[START MATERIAL PROVIDED]

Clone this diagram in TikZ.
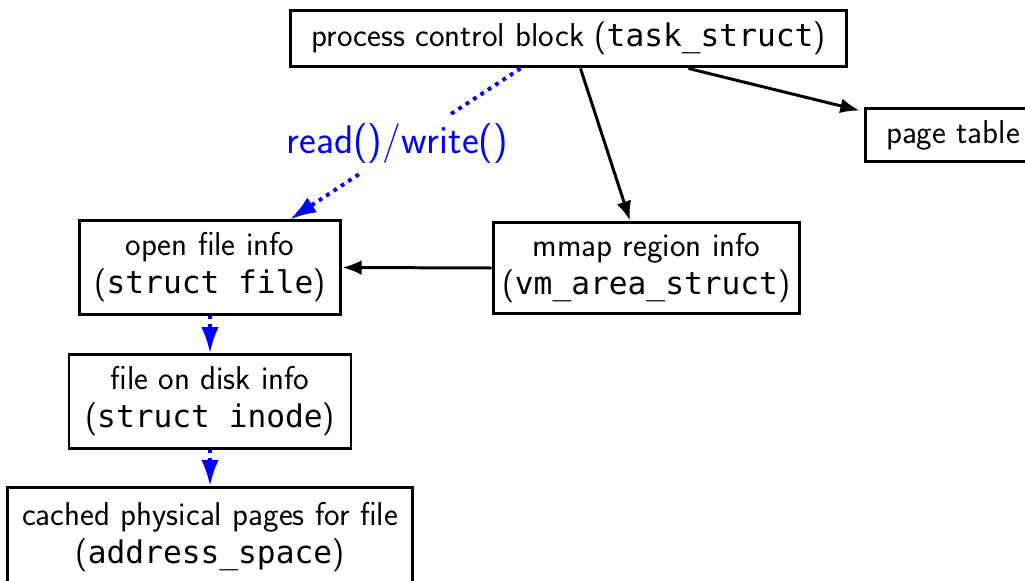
\documentclass[tikz,border=0pt]{standalone}
\usepackage{fontspec}
\setmonofont{DejaVu Sans Mono}[Scale=0.945]
\renewcommand{\familydefault}{\sfdefault}
\usetikzlibrary{arrows.meta}
\tikzstyle{box}=[draw,line width=1.7pt,align=center,inner sep=5pt,font=\fontsize{18.8}{21.6}\selectfont]
\tikzstyle{arr}=[line width=1.7pt,-{Latex[length=11pt,width=8.5pt]}]
\tikzstyle{rw}=[blue,line width=2.2pt,dash pattern=on 2.2pt off 2.8pt,-{Latex[length=15pt,width=10pt]}]

\begin{document}
\begin{tikzpicture}[x=0.02cm,y=-0.02cm]
     \useasboundingbox (0,0) rectangle (1025,581);
     \node [box,minimum width=317pt,minimum height=32.4pt] (pcb) at (568.5,38.5) {process control block (\texttt{task\_struct})};
     \node [box,minimum width=100pt,minimum height=30.7pt] (ptab) at (953,135) {page table};
     \node [box,minimum width=174.7pt,minimum height=52.3pt] (mmap) at (646.5,268) {mmap region info\\(\texttt{vm\_area\_struct})};
     \node [box,minimum width=149pt,minimum height=53pt] (ofile) at (210,267.5) {open file info\\(\texttt{struct file})};
     \node [box,minimum width=160.5pt,minimum height=53pt,below of=ofile,node distance=2.68cm] (inode) {file on disk info\\(\texttt{struct inode})};
     \node [box,minimum width=230pt,minimum height=56pt,below of=inode,node distance=2.71cm] (cache) {cached physical pages for file\\(\texttt{address\_space})};

     \draw [arr] ([xshift=2.4cm]pcb.south) -- ([xshift=-0.08cm,yshift=-0.08cm]ptab.north west);
     \draw [arr] ([xshift=0.24cm]pcb.south) -- ([xshift=-0.33cm]mmap.north);
     \draw [arr] (mmap.west) -- (ofile.east);
     \draw [rw] ([xshift=-0.96cm]pcb.south) -- node [fill=white,text=blue,inner sep=5pt,xshift=-0.16cm,font=\fontsize{22.7}{27}\selectfont] (rwlbl) {read()/write()} ([xshift=1.6cm]ofile.north);
     \draw [rw] (ofile.south) -- (inode.north);
     \draw [rw] (inode.south) -- (cache.north);
\end{tikzpicture}
\end{document}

[END MATERIAL PROVIDED]

• EXERCISE GOAL
Reproduce the data above in full, exactly as it is, with the pictures left out.

• SOLUTION FOR THIS TASK
Clone this diagram in TikZ.
\documentclass[tikz,border=0pt]{standalone}
\usepackage{fontspec}
\setmonofont{DejaVu Sans Mono}[Scale=0.945]
\renewcommand{\familydefault}{\sfdefault}
\usetikzlibrary{arrows.meta}
\tikzstyle{box}=[draw,line width=1.7pt,align=center,inner sep=5pt,font=\fontsize{18.8}{21.6}\selectfont]
\tikzstyle{arr}=[line width=1.7pt,-{Latex[length=11pt,width=8.5pt]}]
\tikzstyle{rw}=[blue,line width=2.2pt,dash pattern=on 2.2pt off 2.8pt,-{Latex[length=15pt,width=10pt]}]

\begin{document}
\begin{tikzpicture}[x=0.02cm,y=-0.02cm]
     \useasboundingbox (0,0) rectangle (1025,581);
     \node [box,minimum width=317pt,minimum height=32.4pt] (pcb) at (568.5,38.5) {process control block (\texttt{task\_struct})};
     \node [box,minimum width=100pt,minimum height=30.7pt] (ptab) at (953,135) {page table};
     \node [box,minimum width=174.7pt,minimum height=52.3pt] (mmap) at (646.5,268) {mmap region info\\(\texttt{vm\_area\_struct})};
     \node [box,minimum width=149pt,minimum height=53pt] (ofile) at (210,267.5) {open file info\\(\texttt{struct file})};
     \node [box,minimum width=160.5pt,minimum height=53pt,below of=ofile,node distance=2.68cm] (inode) {file on disk info\\(\texttt{struct inode})};
     \node [box,minimum width=230pt,minimum height=56pt,below of=inode,node distance=2.71cm] (cache) {cached physical pages for file\\(\texttt{address\_space})};

     \draw [arr] ([xshift=2.4cm]pcb.south) -- ([xshift=-0.08cm,yshift=-0.08cm]ptab.north west);
     \draw [arr] ([xshift=0.24cm]pcb.south) -- ([xshift=-0.33cm]mmap.north);
     \draw [arr] (mmap.west) -- (ofile.east);
     \draw [rw] ([xshift=-0.96cm]pcb.south) -- node [fill=white,text=blue,inner sep=5pt,xshift=-0.16cm,font=\fontsize{22.7}{27}\selectfont] (rwlbl) {read()/write()} ([xshift=1.6cm]ofile.north);
     \draw [rw] (ofile.south) -- (inode.north);
     \draw [rw] (inode.south) -- (cache.north);
\end{tikzpicture}
\end{document}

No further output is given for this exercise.